Roma - Franco Marini? Una scelta «obbligata», «rigorosa», «saggia» e anche «equilibrata», visti i mugugni in arrivo dal Pd per la mancanza di un mandato pieno. Una scelta irrituale? Forse. Ma del resto, spiegano dal Colle, non c’è un rito da seguire, non c’è una strada prefissata, non c’è una norma che stabilisca quali incarichi di governo possa dare il presidente e quali no. Non esiste insomma, come certifica l’ufficio giuridico del Quirinale, «nessuna griglia di regole per risolvere le crisi». In questi casi il capo dello Stato può e deve trovare la soluzione che considera più adatta.

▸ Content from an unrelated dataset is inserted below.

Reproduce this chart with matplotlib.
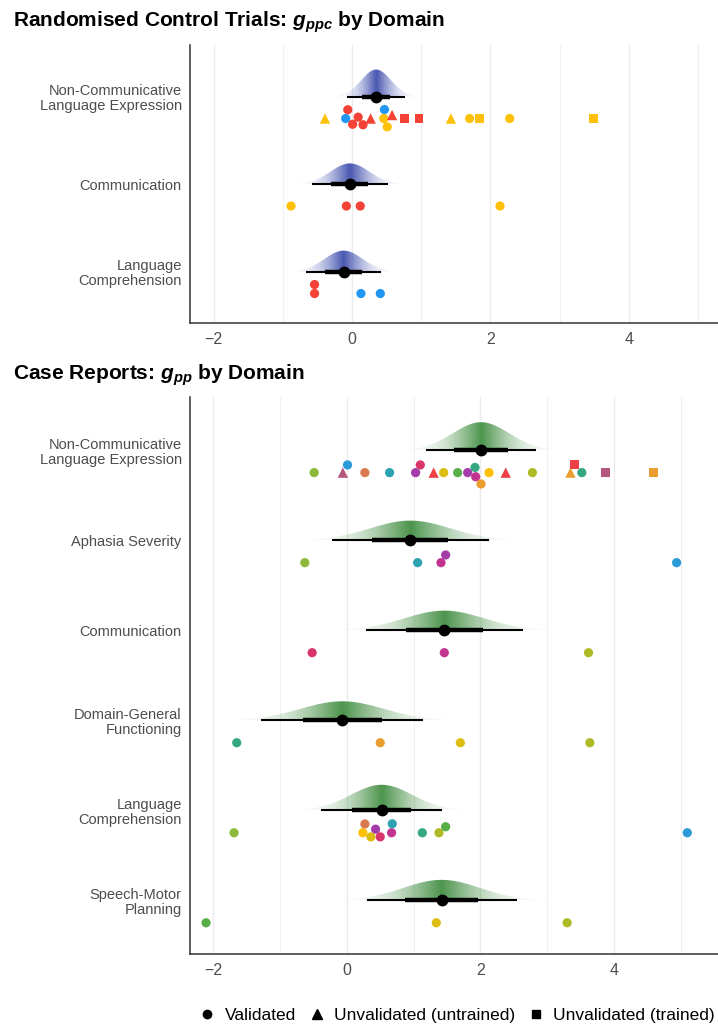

Il giorno dopo, un filo di pessimismo aleggia nel palazzo dei Papi. La parola d’ordine è «attesa e rispetto» nei confronti del lavoro del presidente del Senato, che deve verificare la possibilità di formare una maggioranza per una riforma elettorale. La risposta di Marini è prevista per martedì o mercoledì. Se sarà negativa, probabile lo scioglimento o tutt’al più un governo elettorale. Ufficialmente nessuna opzione è esclusa perché «la politica è l’arte del possibile». Nel frattempo Giorgio Napolitano ha deciso di tenere un profilo bassissimo. Addirittura, per non dover parlare ancora con il gruppo dell’Udeur, ha fatto slittare di una settimana la riunione del Csm sul caso-Mastella.
Quanto alle critiche sulla scelta di Marini, il capo dello Stato si sente con la coscienza a posto e con la Costituzione dalla sua parte. Nessun tentativo di dilazione, nessuna alchimia di palazzo, si ripete, ma soltanto la presa d’atto di una situazione. Già dopo la crisi del primo governo Prodi, esattamente un anno fa, tutti i partiti consultati, compresi quelli di centrodestra, avevano convenuto sulla necessità di rivedere la legge elettorale. E prima della crisi del Prodi bis, ricordano sul Colle, in Parlamento si erano «aperti spiragli» di dialogo per cambiare l’attuale sistema di voto con uno capace di garantire una maggiore stabilità e governabilità. Con il disgelo Berlusconi-Veltroni si era arrivati abbastanza vicini a un accordo: agli atti c’è la bozza Bianco, sia pure in diverse versioni. A tutto ciò bisogna aggiungere il referendum, approvato definitivamente dalla Corte Costituzionale, cioè un altro forte input a cambiare le cose.
A queste premesse si sono sommati cinque giorni di consultazioni che, agli occhi del presidente, non sono bastati per stabilire se la maggioranza delle forze politiche volesse tentare ancora di raggiungere un’intesa o se preferisse tornare velocemente alle urne. A rafforzare il fronte del non-voto subito, le prese di posizione di Confindustria, Conferenza episcopale, sindacati e Confcommercio. Di fronte a questo quadro Napolitano ha ritenuto «un dovere» convocare il presidente del Senato, seconda carica istituzionale della Repubblica, e affidargli il compito si verificare se lo stretto margine che si era intravisto fosse concreto o no. D’altro canto, come ha detto lo stesso Napolitano, lo scioglimento anticipato è «la decisione più impegnativa e grave che la Carta affida al capo dello Stato».
Da qui il mandato finalizzato. Una scelta che viene definita «rigorosa» e a prova di bomba. Già delimitare un perimetro e indicare dei punti di programma significa ridurre il campo d’azione dell’incaricato. Le maggiori riserve, si nota, sono di tipo giornalistico e politico e giungono da entrambe le parti.